Wednesday, August 15, 2007

Aristotle Vindicated Again

The latest issue of Nature (08/16/2007) has an interesting cover headline: "Form Finds Function" introduces an article by Johannes Hermann called "Structure-based activity prediction for an enzyme of unknown function" that argues, in effect, that the function of a certain enzyme can be predicted on the basis of its underlying structure. This is an interesting finding to Aristotelians, who think that there are such things as essences in nature that do, in fact, determine the functions of things.

It also reminds me of a rather interesting factoid that I only learned about because my wife is a crime-novel buff. It seems that there is a certain compound that is often used in cough-syrups called dextromethorphan.

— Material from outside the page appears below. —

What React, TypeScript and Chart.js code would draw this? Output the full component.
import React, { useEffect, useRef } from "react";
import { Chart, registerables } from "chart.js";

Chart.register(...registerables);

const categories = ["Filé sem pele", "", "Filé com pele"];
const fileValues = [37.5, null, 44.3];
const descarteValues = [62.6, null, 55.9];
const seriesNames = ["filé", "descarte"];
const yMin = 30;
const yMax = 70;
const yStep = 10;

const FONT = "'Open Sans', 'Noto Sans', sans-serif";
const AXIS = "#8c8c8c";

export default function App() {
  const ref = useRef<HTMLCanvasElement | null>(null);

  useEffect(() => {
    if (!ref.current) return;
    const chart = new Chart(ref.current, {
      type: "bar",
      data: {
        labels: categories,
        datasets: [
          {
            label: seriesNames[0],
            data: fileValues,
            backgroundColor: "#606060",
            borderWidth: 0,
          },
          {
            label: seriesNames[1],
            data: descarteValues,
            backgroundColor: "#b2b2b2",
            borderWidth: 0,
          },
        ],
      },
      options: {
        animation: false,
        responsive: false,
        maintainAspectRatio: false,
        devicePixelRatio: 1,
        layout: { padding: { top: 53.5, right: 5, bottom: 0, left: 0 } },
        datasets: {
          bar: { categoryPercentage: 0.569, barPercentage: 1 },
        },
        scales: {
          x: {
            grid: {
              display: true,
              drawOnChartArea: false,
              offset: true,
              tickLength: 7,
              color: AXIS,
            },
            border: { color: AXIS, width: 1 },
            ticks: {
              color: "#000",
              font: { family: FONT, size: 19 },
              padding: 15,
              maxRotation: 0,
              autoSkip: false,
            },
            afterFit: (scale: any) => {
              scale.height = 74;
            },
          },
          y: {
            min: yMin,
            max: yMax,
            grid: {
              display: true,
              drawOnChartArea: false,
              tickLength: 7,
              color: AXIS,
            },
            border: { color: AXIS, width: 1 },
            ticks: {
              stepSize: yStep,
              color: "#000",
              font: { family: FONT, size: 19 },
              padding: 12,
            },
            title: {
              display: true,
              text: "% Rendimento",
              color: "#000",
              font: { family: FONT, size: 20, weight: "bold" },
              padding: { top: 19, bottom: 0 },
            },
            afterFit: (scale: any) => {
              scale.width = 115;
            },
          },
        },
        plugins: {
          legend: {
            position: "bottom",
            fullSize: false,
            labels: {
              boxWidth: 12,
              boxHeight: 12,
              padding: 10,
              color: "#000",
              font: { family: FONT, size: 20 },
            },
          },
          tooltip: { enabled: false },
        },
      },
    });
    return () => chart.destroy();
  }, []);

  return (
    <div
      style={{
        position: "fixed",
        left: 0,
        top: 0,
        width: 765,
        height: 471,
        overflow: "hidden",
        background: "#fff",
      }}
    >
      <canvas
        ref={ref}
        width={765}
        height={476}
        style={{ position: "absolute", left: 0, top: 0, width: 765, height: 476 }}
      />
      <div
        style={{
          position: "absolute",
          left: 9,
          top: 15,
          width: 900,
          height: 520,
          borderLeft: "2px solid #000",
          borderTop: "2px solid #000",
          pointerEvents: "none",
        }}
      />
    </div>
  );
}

This compound is identical to another, called levomethorphan, in every way except one: dextromethorphan twists to the right (hence the "dextro" part of its name) but levomethorphan twists to the left. Apart from the direction of their twisting they are indiscernible. Oh, actually, there is one other difference between them: dextromethorphan relieves your cough, but levomethorphan can kill you if you take too much of it. One is antitussive at low doses and dissociative at high doses, the other is an opiate that relieves pain at low doses and kills at high doses. That's why these compounds figure in crime novels: because they are chemically identical they cannot be distinguished when they are in your body doing things to you, so somebody who had access the the left-leaning molecule could kill you without being caught. I told you leftists were dangerous.

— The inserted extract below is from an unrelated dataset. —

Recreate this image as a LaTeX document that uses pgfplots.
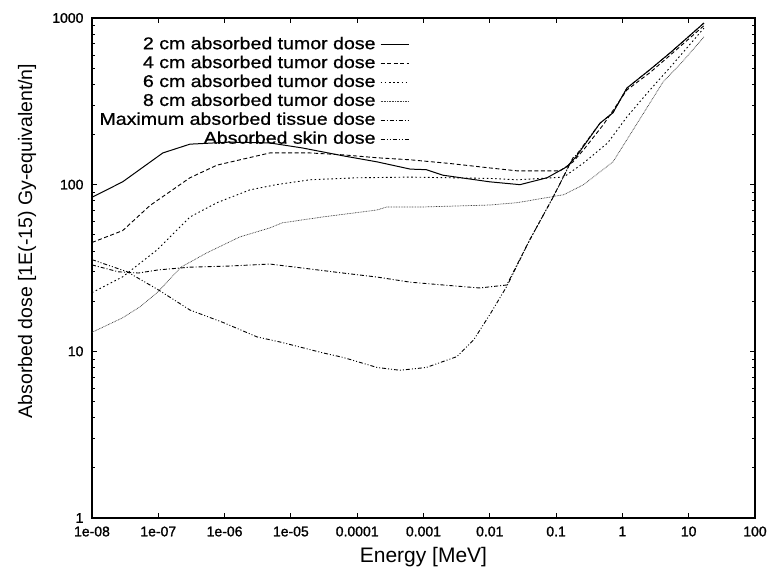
\documentclass[border=0pt]{standalone}
\usepackage{fontspec}
\setmainfont{Liberation Sans}
\newfontfamily\legfont[FakeStretch=1.15, FakeBold=0.8]{Liberation Sans}
\newfontfamily\tickfont[FakeBold=1.2]{Liberation Sans}
\usepackage{pgfplots}
\pgfplotsset{compat=1.18}
\begin{document}
\begin{tikzpicture}
\begin{axis}[
  scale only axis, width=663pt, height=500pt,
  xmode=log, ymode=log,
  xmin=1e-8, xmax=100, ymin=1, ymax=1000,
  xtick={1e-8,1e-7,1e-6,1e-5,1e-4,1e-3,1e-2,1e-1,1,10,100},
  xticklabels={1e-08,1e-07,1e-06,1e-05,0.0001,0.001,0.01,0.1,1,10,100},
  ytick={1,10,100,1000},
  yticklabels={1,10,100,1000},
  xminorticks=false,
  tick align=inside,
  major tick length=5pt, minor tick length=3pt,
  /pgf/number format/assume math mode=true,
  tick label style={font=\tickfont\fontsize{14}{15}\selectfont},
  xticklabel style={yshift=-5pt},
  yticklabel style={xshift=-5pt},
  axis line style={line width=1.1pt},
  every tick/.style={black, line width=0.8pt},
  xlabel={Energy [MeV]},
  ylabel={Absorbed dose [1E(-15) Gy-equivalent/n]},
  xlabel style={font=\fontsize{21}{23}\selectfont, at={(axis description cs:0.5,0)}, anchor=center, yshift=-39.5pt},
  ylabel style={font=\fontsize{19.5}{22}\selectfont, at={(axis description cs:-0.098,0.554)}, anchor=center},
  legend plot pos=right,
  legend cell align=right,
  legend style={draw=none, fill=none, at={(axis description cs:0.483,0.967)}, anchor=north east,
    font=\legfont\fontsize{17}{18}\selectfont, row sep=2.9pt,
    nodes={inner ysep=0pt, inner xsep=4.5pt, text height=12.5pt, text depth=3.5pt}},
  legend image code/.code={\draw[#1] (0pt,0pt) -- (28pt,0pt);},
]
% 2 cm
\addplot[black, line width=1.0pt] coordinates {
(1e-8,84) (2.9e-8,104) (1.17e-7,155) (3e-7,175) (1.2e-6,180) (4.8e-6,178)
(1.5e-5,166) (6.1e-5,149) (2e-4,137) (6.3e-4,124) (1.1e-3,123) (1.95e-3,114)
(1e-2,104) (0.0285,100) (0.073,110) (0.145,128) (0.2,147) (0.46,234) (0.72,270)
(1.17,380) (2.6,490) (5.3,620) (17,933)};
\addlegendentry{2 cm absorbed tumor dose}
% 4 cm
\addplot[black, line width=0.9pt, dash pattern=on 4pt off 2.5pt] coordinates {
(1e-8,45) (2.9e-8,53) (7.5e-8,75) (3e-7,110) (7.7e-7,131) (4.8e-6,155)
(1.95e-5,155) (6.1e-5,151) (2e-4,145) (6.3e-4,141) (2.5e-3,134) (1e-2,126)
(0.026,121) (0.115,121) (0.18,137) (0.26,162) (0.52,230) (1.17,370) (2.6,470)
(5.3,600) (17,900)};
\addlegendentry{4 cm absorbed tumor dose}
% 6 cm
\addplot[black, line width=0.9pt, dash pattern=on 1.6pt off 2.6pt] coordinates {
(1e-8,22.5) (2.9e-8,28) (9.5e-8,40.5) (3e-7,64) (7.7e-7,78) (2.4e-6,93)
(6e-6,100) (1.95e-5,107) (1e-4,110) (6.3e-4,111) (2.5e-3,110) (1e-2,109)
(0.026,107) (0.13,111) (0.26,135) (0.6,178) (1.17,255) (2.6,370) (5.3,508)
(17,870)};
\addlegendentry{6 cm absorbed tumor dose}
% 8 cm
\addplot[black!75, line width=0.7pt, dash pattern=on 0.8pt off 0.8pt] coordinates {
(1e-8,13) (2.9e-8,15.9) (5.3e-8,18.5) (9.5e-8,22.4) (2.2e-7,32) (5.4e-7,39)
(1.7e-6,48.6) (4.8e-6,55) (7.4e-6,59) (3e-5,64) (2e-4,70.5) (2.8e-4,73.5)
(1e-3,73.5) (1e-2,75.5) (0.026,78) (0.13,87) (0.26,100) (0.72,137) (1.3,199)
(2.6,309) (4.1,413) (8,545) (17,770)};
\addlegendentry{8 cm absorbed tumor dose}
% max tissue
\addplot[black, line width=0.9pt, dash pattern=on 4pt off 2pt on 1pt off 2pt] coordinates {
(1e-8,33) (2.5e-8,30) (5e-8,29.5) (1e-7,30.8) (3e-7,32) (1.2e-6,32.5)
(4.8e-6,33.4) (1.5e-5,31.6) (6.1e-5,29.5) (2e-4,27.9) (6.3e-4,26) (2e-3,25)
(7e-3,24) (0.018,25) (0.04,46.6) (0.09,84) (0.18,145) (0.2,150) (0.46,234)
(0.72,270) (1.17,380) (2.6,490) (5.3,620) (17,933)};
\addlegendentry{Maximum absorbed tissue dose}
% skin
\addplot[black, line width=0.9pt, dash pattern=on 4pt off 2pt on 1pt off 2pt on 1pt off 2pt] coordinates {
(1e-8,35.5) (3.4e-8,30) (1e-7,23.4) (3e-7,17.7) (9.5e-7,14.9) (3.1e-6,12.2)
(7.4e-6,11.3) (3e-5,9.8) (6.1e-5,9.2) (2e-4,8.0) (4.4e-4,7.7) (1.1e-3,8.0)
(3.2e-3,9.3) (5.7e-3,11.7) (1e-2,16.6) (0.018,24.5) (0.04,46.6) (0.09,84)
(0.18,145)};
\addlegendentry{Absorbed skin dose}
\end{axis}
\pgfresetboundingbox
\path (-92pt,-53pt) rectangle (676pt,518pt);
\end{tikzpicture}
\end{document}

To make a long story short, it seems that we have some grounds here for thinking that strictly reductive, materialist accounts of systems are insufficiently explanatory of mechanism: form is also a necessary component of a full explanation.

7 comments:

Michelle said...

Ah...this is a fascinating area of science and geometry! The molecules themselves are not twisted, they bend polarized light passed through their solutions right (dextro) and left (levo). The molecules are identical, but mirror images (like your hands). The phenomenon is called chirlity (for reasons both you and Aristotle could likely intuit).

So much biological activity depends on whether a molecule is right handed or left handed. My favorite example is spearmint/caraway. The oil primarily responsible for the scent is identical in each, but for being the mirror image. Yet the tastes are so different!

Michelle said...

p.s. I'm chagrined...there's a typo in the previous comment: chirality not chirility! Blame a sticky keyboard (on holiday by the sea shore)...

Anonymous said...

I'm genuinely perplexed. If the function can be predicted on the basis of form, wouldn't it be a case of "Function follows Form"?

I'm reading "follows" as "comes after", as in "is a consequence of".

Vitae Scrutator said...

Michelle

That spearmint/caraway example is interesting--do you know if they are identical right on down to the molecular composition? Taste, like other similar secondary properties, seems to be principally a function of some sort of supervenience base (such as the molecule) and the human sensory apparatus.

Vitae Scrutator said...

CNB

You're right, but I think the idea is probably just to tag on to a popular cliche and go from there. Unless what they're thinking is that the two things are mutually entailing, but that seems a little too formal.

Vitae Scrutator said...

cnb

Another problem, which I only just noticed (and corrected in the post), is that the cover reades "Form Finds Function", not "Form Follows Function." It looks like I was the one who just followed the old cliche!

My apologies for the confustion!

CrimsonCatholic said...

This reminds me that metaphysics is (ironically) worst known because it is best known. In one sense, Aristotle's position should be the most obvious thing in the world, but the fact of existence is so familiar that one reflexively doesn't think about it.